- WHAT NEEDS TO BE DONE -
Whenever a line contains the string "seaborn", copy it out of the entries.

- DATA RECORDS -

-- Begin --

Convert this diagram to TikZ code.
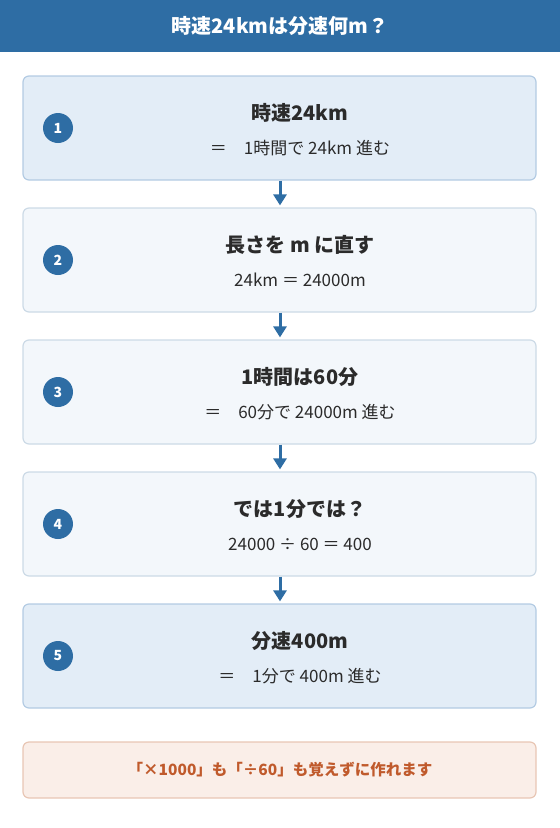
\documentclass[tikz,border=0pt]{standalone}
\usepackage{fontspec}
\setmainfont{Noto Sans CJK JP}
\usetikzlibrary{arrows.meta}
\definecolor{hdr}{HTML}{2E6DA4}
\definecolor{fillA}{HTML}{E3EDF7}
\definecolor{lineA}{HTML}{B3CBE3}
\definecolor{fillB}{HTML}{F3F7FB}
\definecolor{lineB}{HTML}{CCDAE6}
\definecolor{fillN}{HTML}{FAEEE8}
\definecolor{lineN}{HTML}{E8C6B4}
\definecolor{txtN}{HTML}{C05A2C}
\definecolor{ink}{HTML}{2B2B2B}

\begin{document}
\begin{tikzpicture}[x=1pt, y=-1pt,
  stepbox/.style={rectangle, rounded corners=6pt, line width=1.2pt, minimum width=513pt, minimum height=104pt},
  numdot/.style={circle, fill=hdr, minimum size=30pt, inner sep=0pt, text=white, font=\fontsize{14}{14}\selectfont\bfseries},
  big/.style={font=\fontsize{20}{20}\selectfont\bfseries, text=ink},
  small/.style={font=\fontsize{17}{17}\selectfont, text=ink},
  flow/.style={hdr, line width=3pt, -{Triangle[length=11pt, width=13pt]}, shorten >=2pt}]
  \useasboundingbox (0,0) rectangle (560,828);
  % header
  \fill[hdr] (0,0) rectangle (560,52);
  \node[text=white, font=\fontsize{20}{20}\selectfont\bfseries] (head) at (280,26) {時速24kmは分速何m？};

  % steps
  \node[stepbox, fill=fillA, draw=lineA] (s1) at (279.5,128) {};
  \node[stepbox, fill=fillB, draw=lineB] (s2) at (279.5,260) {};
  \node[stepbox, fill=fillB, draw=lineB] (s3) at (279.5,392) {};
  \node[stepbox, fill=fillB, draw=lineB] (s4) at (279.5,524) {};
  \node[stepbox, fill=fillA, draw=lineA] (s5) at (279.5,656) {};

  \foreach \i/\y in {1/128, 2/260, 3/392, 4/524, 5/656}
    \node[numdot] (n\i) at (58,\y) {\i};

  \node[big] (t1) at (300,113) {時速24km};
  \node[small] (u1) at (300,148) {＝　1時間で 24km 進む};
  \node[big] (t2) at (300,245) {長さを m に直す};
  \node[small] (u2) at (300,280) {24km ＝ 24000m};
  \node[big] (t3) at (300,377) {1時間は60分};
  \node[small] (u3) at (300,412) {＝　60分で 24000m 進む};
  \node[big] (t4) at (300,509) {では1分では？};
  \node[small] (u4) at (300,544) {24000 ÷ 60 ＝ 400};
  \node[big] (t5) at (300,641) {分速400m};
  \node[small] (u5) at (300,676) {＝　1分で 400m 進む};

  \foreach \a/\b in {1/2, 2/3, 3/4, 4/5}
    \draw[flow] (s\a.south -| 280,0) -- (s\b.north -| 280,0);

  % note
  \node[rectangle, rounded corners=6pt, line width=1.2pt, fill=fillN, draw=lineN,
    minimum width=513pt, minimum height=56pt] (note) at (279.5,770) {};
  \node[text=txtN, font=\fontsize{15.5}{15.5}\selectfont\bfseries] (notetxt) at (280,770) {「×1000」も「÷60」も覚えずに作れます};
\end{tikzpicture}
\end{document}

-- End --
-- Begin --

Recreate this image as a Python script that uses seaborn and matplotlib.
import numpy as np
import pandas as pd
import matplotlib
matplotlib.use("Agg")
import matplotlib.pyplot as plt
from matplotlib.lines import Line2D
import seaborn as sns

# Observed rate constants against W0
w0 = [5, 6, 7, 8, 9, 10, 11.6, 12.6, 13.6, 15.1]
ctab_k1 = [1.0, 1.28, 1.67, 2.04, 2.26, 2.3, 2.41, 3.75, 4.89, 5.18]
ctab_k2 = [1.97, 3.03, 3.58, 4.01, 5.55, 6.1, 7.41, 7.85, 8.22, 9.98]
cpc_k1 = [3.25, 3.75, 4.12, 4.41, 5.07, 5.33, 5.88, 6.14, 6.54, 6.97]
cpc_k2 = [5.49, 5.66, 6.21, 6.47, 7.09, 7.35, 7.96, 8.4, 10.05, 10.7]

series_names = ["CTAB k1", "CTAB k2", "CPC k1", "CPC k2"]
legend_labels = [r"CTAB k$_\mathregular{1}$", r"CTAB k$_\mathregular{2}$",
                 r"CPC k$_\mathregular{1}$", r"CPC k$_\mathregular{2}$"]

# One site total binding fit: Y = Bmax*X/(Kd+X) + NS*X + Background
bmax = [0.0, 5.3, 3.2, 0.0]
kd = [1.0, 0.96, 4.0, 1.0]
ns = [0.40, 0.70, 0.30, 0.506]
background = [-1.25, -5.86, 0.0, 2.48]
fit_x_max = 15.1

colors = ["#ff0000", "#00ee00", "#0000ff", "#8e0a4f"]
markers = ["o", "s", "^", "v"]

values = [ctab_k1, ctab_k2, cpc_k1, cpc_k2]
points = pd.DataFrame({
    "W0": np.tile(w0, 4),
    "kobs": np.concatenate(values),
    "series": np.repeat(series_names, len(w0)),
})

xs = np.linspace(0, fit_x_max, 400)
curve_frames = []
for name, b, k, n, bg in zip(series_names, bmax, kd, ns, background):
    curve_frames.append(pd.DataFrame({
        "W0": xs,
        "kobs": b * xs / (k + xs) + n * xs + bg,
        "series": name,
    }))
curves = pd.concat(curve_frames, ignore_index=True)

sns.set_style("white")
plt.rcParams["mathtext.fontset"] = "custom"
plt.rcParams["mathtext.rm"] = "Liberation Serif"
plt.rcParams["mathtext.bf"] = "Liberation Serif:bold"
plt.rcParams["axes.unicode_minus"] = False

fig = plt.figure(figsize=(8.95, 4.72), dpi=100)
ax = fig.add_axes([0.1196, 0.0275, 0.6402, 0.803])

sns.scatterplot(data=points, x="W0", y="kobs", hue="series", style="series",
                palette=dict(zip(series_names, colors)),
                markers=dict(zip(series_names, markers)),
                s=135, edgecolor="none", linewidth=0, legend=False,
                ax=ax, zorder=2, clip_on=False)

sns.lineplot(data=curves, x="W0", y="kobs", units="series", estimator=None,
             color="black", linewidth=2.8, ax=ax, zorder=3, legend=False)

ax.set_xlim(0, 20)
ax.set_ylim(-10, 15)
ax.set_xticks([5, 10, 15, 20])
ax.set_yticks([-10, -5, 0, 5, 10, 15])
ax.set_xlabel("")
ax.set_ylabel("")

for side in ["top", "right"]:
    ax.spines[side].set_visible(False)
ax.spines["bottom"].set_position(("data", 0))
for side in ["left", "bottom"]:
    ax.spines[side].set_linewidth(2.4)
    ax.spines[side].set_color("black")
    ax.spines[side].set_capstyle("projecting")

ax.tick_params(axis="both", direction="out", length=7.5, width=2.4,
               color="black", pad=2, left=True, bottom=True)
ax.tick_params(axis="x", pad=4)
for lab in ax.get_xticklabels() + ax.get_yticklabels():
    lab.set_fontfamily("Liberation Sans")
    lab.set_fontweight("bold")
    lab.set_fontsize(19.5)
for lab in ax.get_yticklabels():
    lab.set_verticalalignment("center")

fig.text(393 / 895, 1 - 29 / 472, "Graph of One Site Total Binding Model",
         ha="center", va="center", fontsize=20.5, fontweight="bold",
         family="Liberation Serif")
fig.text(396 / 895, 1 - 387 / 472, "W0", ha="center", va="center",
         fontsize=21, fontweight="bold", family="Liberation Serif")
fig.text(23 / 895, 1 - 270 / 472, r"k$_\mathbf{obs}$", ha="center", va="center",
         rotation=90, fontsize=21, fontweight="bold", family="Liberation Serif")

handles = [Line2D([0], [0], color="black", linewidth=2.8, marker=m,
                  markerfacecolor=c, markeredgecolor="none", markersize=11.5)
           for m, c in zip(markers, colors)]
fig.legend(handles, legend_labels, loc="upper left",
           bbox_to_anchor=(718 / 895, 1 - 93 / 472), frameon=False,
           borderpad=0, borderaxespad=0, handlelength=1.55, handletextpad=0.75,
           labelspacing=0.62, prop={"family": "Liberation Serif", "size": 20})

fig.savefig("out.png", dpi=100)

-- End --
-- Begin --

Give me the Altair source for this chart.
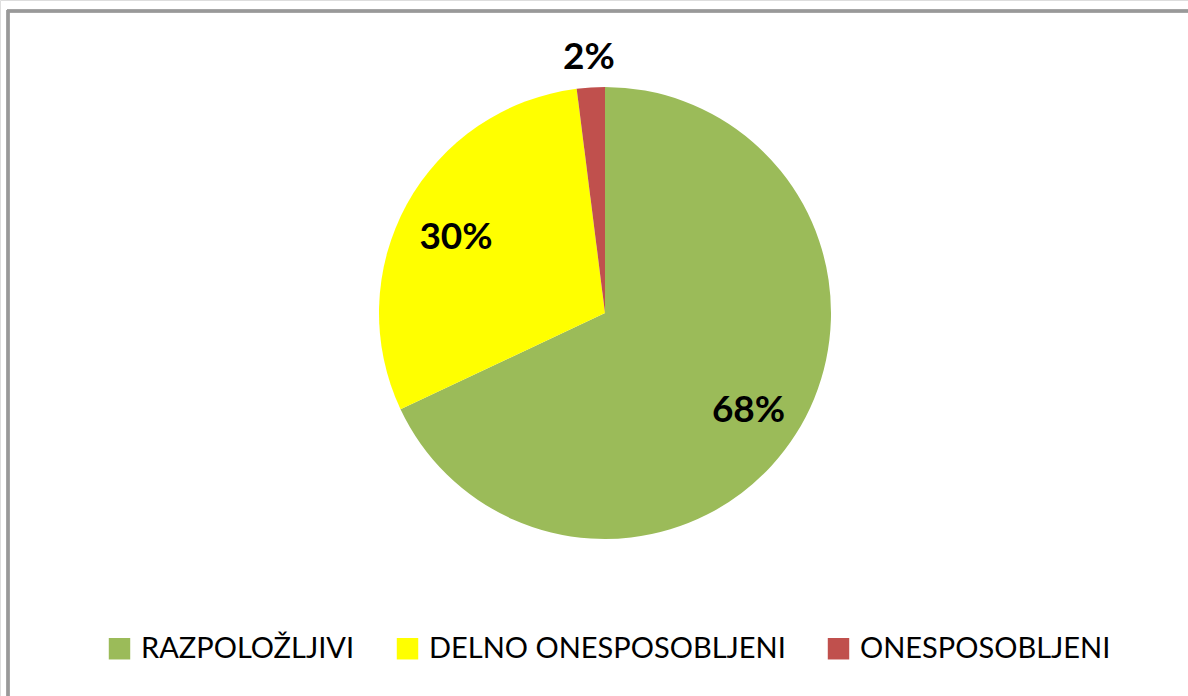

-- End --

- RESULT FOR THIS EXERCISE -
Recreate this image as a Python script that uses seaborn and matplotlib.
import seaborn as sns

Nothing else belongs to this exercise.